REQUIREMENTS:
Extract only the first line of the listing and every line after it up to and including the one with "sigma = [0, 0.05, 0.1, 0.15, 0.2, 0.25, 0.3, 0.35, 0.4]". Omit the pictures.

[PROVIDED DATA start]

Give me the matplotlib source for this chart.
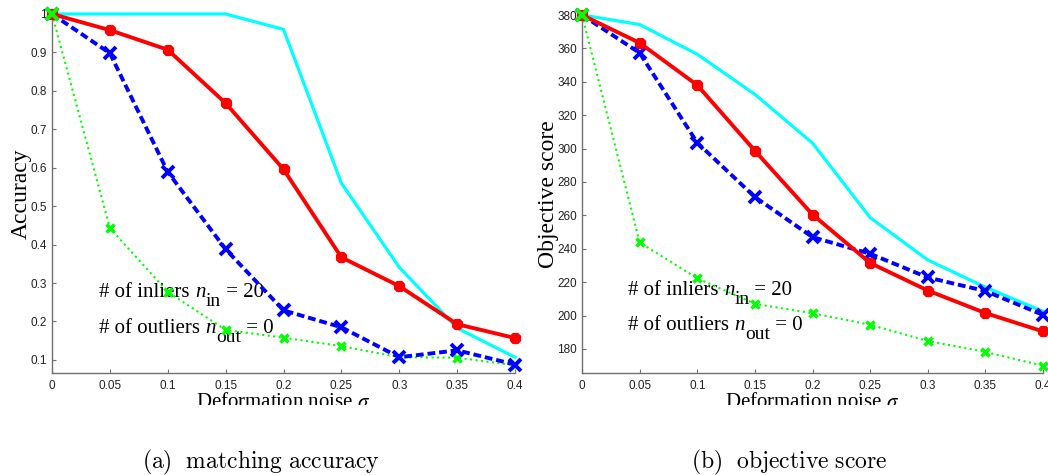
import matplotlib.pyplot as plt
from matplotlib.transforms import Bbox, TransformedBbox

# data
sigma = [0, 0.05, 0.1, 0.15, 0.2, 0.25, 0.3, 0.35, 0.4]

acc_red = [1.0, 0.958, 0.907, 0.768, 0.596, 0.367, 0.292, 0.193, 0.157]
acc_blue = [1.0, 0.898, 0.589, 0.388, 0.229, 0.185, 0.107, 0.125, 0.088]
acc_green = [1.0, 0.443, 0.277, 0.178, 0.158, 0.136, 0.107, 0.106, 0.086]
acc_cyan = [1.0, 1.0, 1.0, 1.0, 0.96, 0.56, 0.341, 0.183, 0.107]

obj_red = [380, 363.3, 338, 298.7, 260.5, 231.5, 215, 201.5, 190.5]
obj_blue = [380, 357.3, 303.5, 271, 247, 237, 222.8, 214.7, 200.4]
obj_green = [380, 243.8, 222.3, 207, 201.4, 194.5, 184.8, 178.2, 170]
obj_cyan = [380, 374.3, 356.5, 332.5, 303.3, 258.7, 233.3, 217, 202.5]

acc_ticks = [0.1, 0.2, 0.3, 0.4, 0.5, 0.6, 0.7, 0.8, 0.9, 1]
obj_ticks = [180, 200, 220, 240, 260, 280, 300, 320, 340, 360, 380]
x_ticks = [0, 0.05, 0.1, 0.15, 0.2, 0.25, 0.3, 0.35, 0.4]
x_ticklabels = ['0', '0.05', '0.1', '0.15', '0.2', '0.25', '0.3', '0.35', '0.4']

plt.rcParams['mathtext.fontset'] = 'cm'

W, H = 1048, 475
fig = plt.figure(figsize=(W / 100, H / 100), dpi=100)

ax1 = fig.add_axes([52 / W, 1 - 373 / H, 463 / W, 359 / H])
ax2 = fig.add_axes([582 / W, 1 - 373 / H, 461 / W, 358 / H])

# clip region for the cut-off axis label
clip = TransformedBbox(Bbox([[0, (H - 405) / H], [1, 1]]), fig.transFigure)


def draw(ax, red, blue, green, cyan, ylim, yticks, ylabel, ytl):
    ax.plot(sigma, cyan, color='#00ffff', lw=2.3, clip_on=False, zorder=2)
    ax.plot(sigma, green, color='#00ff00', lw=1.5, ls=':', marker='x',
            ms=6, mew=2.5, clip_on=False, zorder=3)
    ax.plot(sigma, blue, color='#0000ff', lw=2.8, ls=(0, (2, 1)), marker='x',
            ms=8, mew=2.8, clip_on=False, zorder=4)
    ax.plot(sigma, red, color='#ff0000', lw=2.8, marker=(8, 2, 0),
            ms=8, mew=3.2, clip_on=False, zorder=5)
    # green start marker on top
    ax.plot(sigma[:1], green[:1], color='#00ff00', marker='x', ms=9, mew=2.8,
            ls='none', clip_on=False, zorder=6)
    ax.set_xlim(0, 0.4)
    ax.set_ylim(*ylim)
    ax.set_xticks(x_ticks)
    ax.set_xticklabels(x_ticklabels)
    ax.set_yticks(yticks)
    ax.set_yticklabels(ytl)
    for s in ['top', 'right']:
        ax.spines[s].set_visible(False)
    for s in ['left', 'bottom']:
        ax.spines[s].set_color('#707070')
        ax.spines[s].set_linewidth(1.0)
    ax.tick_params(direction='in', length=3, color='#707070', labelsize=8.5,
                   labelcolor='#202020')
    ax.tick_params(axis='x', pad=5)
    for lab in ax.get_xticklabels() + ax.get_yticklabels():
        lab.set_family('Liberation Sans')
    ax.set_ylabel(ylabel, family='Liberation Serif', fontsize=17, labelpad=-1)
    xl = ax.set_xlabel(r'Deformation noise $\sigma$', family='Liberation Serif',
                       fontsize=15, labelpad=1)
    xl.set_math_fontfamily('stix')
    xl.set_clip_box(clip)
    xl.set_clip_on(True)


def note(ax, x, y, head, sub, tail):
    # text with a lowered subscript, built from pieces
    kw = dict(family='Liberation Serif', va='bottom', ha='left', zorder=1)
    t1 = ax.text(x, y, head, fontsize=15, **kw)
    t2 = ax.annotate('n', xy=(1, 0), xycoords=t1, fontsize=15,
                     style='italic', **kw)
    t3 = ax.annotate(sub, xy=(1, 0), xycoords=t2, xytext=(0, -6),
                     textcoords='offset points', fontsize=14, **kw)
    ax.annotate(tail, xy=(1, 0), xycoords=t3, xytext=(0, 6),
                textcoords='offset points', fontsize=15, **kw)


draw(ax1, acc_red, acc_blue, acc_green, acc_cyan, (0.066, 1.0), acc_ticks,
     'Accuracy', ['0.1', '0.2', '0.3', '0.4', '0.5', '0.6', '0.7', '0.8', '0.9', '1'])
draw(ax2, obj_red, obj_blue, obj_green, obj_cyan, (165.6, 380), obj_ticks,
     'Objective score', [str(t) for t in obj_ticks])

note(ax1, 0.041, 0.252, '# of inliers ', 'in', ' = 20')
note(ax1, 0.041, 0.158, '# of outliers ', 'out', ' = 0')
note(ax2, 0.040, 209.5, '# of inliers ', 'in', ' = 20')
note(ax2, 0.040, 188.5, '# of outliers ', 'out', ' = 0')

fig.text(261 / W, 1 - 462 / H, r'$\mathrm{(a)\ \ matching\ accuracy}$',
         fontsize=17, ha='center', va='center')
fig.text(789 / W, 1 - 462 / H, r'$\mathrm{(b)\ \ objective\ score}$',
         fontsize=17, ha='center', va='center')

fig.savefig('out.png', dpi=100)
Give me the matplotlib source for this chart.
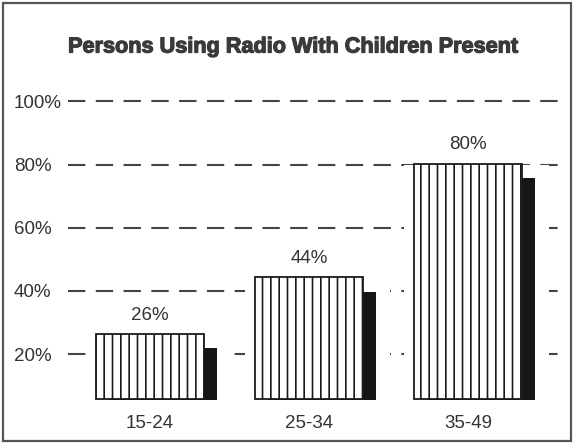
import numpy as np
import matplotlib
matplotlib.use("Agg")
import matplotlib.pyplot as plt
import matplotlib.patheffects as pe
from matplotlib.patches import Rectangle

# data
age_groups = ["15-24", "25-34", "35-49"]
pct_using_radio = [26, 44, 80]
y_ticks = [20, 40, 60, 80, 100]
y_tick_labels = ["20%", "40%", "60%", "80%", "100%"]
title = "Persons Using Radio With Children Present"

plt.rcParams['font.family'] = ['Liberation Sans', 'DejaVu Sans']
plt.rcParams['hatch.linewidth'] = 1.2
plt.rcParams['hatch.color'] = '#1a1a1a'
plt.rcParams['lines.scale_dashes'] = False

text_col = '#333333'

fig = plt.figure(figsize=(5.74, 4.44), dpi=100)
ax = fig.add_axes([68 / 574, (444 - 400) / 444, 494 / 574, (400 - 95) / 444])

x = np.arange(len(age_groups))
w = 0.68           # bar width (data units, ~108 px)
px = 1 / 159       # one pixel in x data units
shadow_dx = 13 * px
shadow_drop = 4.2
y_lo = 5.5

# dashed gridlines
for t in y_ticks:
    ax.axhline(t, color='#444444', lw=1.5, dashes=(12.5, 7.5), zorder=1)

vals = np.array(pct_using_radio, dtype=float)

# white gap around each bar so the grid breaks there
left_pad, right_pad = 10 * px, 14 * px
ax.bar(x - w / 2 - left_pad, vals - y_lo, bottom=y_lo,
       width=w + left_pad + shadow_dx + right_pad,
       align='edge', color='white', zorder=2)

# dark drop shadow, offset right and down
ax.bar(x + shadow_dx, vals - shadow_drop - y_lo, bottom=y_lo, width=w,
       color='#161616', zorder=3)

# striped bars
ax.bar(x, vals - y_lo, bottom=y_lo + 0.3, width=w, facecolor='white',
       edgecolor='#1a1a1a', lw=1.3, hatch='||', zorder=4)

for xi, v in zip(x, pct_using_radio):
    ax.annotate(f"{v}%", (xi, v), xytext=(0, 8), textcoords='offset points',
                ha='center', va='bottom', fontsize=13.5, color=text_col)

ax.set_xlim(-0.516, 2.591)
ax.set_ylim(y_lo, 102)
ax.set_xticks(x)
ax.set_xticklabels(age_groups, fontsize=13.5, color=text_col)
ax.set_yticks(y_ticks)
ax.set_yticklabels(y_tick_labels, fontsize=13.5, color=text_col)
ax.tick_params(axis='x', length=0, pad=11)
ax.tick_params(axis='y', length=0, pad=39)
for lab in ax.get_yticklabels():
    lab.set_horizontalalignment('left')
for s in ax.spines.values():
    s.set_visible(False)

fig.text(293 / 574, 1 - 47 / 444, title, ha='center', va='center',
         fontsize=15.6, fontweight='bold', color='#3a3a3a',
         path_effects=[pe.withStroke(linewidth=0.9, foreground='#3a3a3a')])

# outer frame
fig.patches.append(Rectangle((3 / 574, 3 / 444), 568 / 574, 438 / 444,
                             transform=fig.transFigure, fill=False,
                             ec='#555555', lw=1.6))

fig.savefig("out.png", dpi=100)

[PROVIDED DATA end]

RIGHT ANSWER:
Give me the matplotlib source for this chart.
import matplotlib.pyplot as plt
from matplotlib.transforms import Bbox, TransformedBbox

# data
sigma = [0, 0.05, 0.1, 0.15, 0.2, 0.25, 0.3, 0.35, 0.4]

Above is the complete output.